7 Collabs That Shaped Me with OLIVER SOL

7 Collabs That Shaped Me with OLIVER SOL

The Melb artist is celebrating a new collab of his own, with Citizen Kay.

Melbourne electro-pop dude OLIVER SOL is currently celebrating the release of swaggering new single How Did You Know, featuring hip hop artist Citizen Kay, and a track that really thumps:

It signals the beginnings of a big year for the producer, with an upcoming EP release this September, working with longtime production partner Samuel K (Kimbra) and new friend Simon Lam (Kllo, Buoy). To mark the release, and the collab vibes, OLIVER SOL sent us a few of his favourite collabs, a varied and excellent list that ranges from Moderat to Tool, check it below and keep your eyes and ears peeled for more SOL goodness as 2017 marches on.

Moderat - A New Error

While more of a project rather than a once off collaboration, this is probably the most important collab for me on this list. The union of Moderat and Apparat is hands down, my biggest influence as OLIVER SOL. While Apparat was a flawless purveyor of emotion through electronic music, Modeselektor would invent these left of centre glitch/hip hop club tracks that would force you to just move. The merging of the two was otherworldly. I still remember the very first time I heard A New Error. That first drop just opened up a whole new world to me and I haven’t looked back since.

Kanye West/Bon Iver - Lost In The World

I’ve always been a Yeezy fan. Even his most divisive album, 808’s & Heartbreaks, to me, is pure genius. While that genius wasn’t fully realised by all back then, one way or another, it led him to his masterpiece, My Beautiful Dark Twisted Fantasy. For me, Lost In The World was that album's knock-out blow that still slays me each time I hear it. Introducing the commercial world to the beauty of Bon Iver. I still remember front row at Coachella 2011, Kanye headlining, cherry picker and all, no one had any idea who the auto-tuned white guy was. Not anymore.

Method Man/Mary J Blige - All I Need

This is one that immediately takes me back to being a 12-year-old fat white kid thinking his Gangsta was unparalleled. Somehow some buddies and me had sourced the video for this track on VHS, we’d just get high and watch it on repeat for days on end, completely oblivious to the Marvin Gaye sample. Simpler times…

Deftones/Tool - Passenger

While I grew up on a steady diet of Gangsta rap, it was always complemented by a steady dose of heavy music. White Pony was perfection from front to back, and Passenger was a merging of two of the biggest names in heavy music at the time, Deftones and Maynard from Tool. I still get chills everytime the pre-chorus builds up to the chorus proper. After listening to this track for the better part of the last 15 years, I still get to the end of the bridge and think the last chorus is about to come in. Spoiler alert: It never does. (This is a fan made vid - dtill pretty good though).

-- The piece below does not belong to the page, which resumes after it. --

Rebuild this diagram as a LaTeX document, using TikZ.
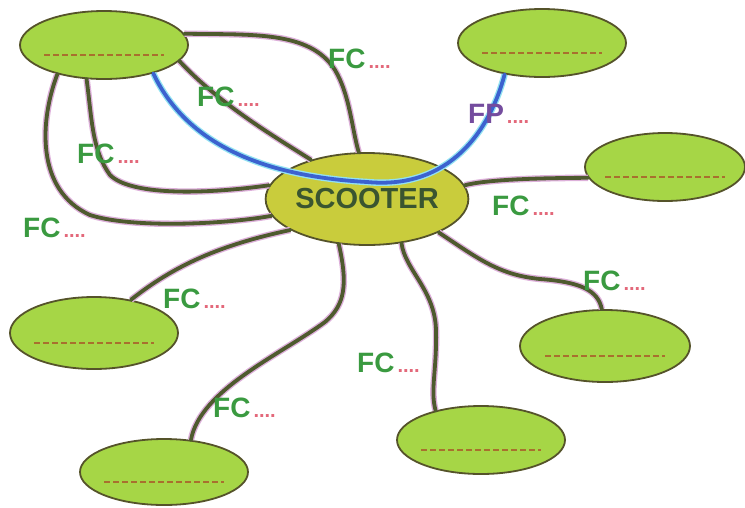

The Roots/Cody Chestnut - The Seed 2.0

This is my ‘go to’ track to look for when I’ve got someone’s iPod at a house party. I’m such a big Roots fan and this rework of the Cody Chestnutt track is flawless. So feel good, so much groove and that bounce from Questlove is the reason he is one of the best.

Royksopp/Robyn - Monument (T.I.E. Version)

While not the only time these two artists collaborated on a track, for me, it’s their strongest. Oozing cool from the opening kick drum, I’m all about that bass tone. Plus Robyn just seems so effortless in her delivery. Peep the vid for example of said cool.

Bone Thugs/Biggie - Notorious Thugs

Another one from my early teens, I always had Bone Thugs on repeat. They showed me that singing could still be done in a cool way, no more so than on the intro of this one. I’d go as far to say that they we’re the reason I transitioned into singing as a kid. Biggie's verse on this is an absolute classic too as a perfect demonstration of why he was one of the greats.